-- Start --
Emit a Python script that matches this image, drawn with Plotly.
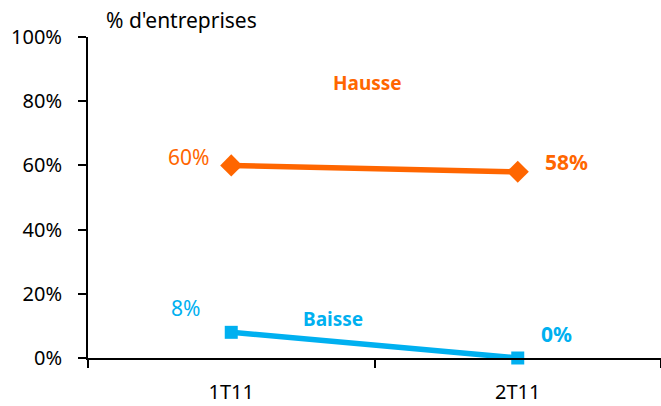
import plotly.graph_objects as go

# données
trimestres = ["1T11", "2T11"]
hausse = [60, 58]
baisse = [8, 0]
y_ticks = [0, 20, 40, 60, 80, 100]

orange = "#FF6600"
bleu = "#00B0F0"
police = "Noto Sans"

fig = go.Figure()

fig.add_trace(go.Scatter(
    x=trimestres, y=hausse, mode="lines+markers",
    line=dict(color=orange, width=5.5),
    marker=dict(symbol="diamond", size=17, color=orange),
    cliponaxis=False, showlegend=False,
))
fig.add_trace(go.Scatter(
    x=trimestres, y=baisse, mode="lines+markers",
    line=dict(color=bleu, width=5.5),
    marker=dict(symbol="square", size=13, color=bleu),
    cliponaxis=False, showlegend=False,
))

# étiquettes de valeurs
labels = [
    (0, hausse[0], "60%", orange, False, -43, 8),
    (1, hausse[1], "58%", orange, True, 49, 10),
    (0, baisse[0], "8%", bleu, False, -46, 24),
    (1, baisse[1], "0%", bleu, True, 39, 24),
]
for xi, yv, txt, col, bold, dx, dy in labels:
    fig.add_annotation(
        x=xi, y=yv, xref="x", yref="y", showarrow=False,
        text=f"<b>{txt}</b>" if bold else txt,
        font=dict(color=col, size=21, family=police),
        xshift=dx, yshift=dy,
    )

fig.add_annotation(x=0.477, y=85.7, xref="x", yref="y", showarrow=False,
                   text="<b>Hausse</b>", font=dict(color=orange, size=19, family=police))
fig.add_annotation(x=0.355, y=12.1, xref="x", yref="y", showarrow=False,
                   text="<b>Baisse</b>", font=dict(color=bleu, size=19, family=police))
fig.add_annotation(x=0.028, y=1, xref="paper", yref="paper", showarrow=False,
                   xanchor="left", yanchor="bottom", yshift=1,
                   text="% d'entreprises", font=dict(color="black", size=21, family=police))

fig.update_layout(
    width=661, height=406,
    margin=dict(l=88, r=0, t=37, b=48, autoexpand=False),
    plot_bgcolor="white", paper_bgcolor="white",
    font=dict(family=police, size=20, color="black"),
    xaxis=dict(
        type="category", range=[-0.5, 1.5], automargin=False,
        tickson="boundaries", ticks="outside", ticklen=8, tickwidth=2,
        tickcolor="black", showline=True, linecolor="black", linewidth=2,
        showgrid=False, zeroline=False, ticklabelstandoff=15,
    ),
    yaxis=dict(
        range=[0, 100], tickvals=y_ticks, automargin=False,
        ticktext=[f"{v}%" for v in y_ticks],
        ticks="outside", ticklen=8, tickwidth=2, tickcolor="black",
        showline=True, linecolor="black", linewidth=2,
        showgrid=False, zeroline=False, ticklabelstandoff=12,
    ),
)

fig.write_html("out.html", config={"displayModeBar": False},
               post_script="document.body.style.margin='0';")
-- End --
Directions for this task: Repeat, exactly and in full, each line from the start of the data to the line that contains "fig = go.Figure()". Pictures do not go in.

Result of this exercise:
Emit a Python script that matches this image, drawn with Plotly.
import plotly.graph_objects as go

# données
trimestres = ["1T11", "2T11"]
hausse = [60, 58]
baisse = [8, 0]
y_ticks = [0, 20, 40, 60, 80, 100]

orange = "#FF6600"
bleu = "#00B0F0"
police = "Noto Sans"

fig = go.Figure()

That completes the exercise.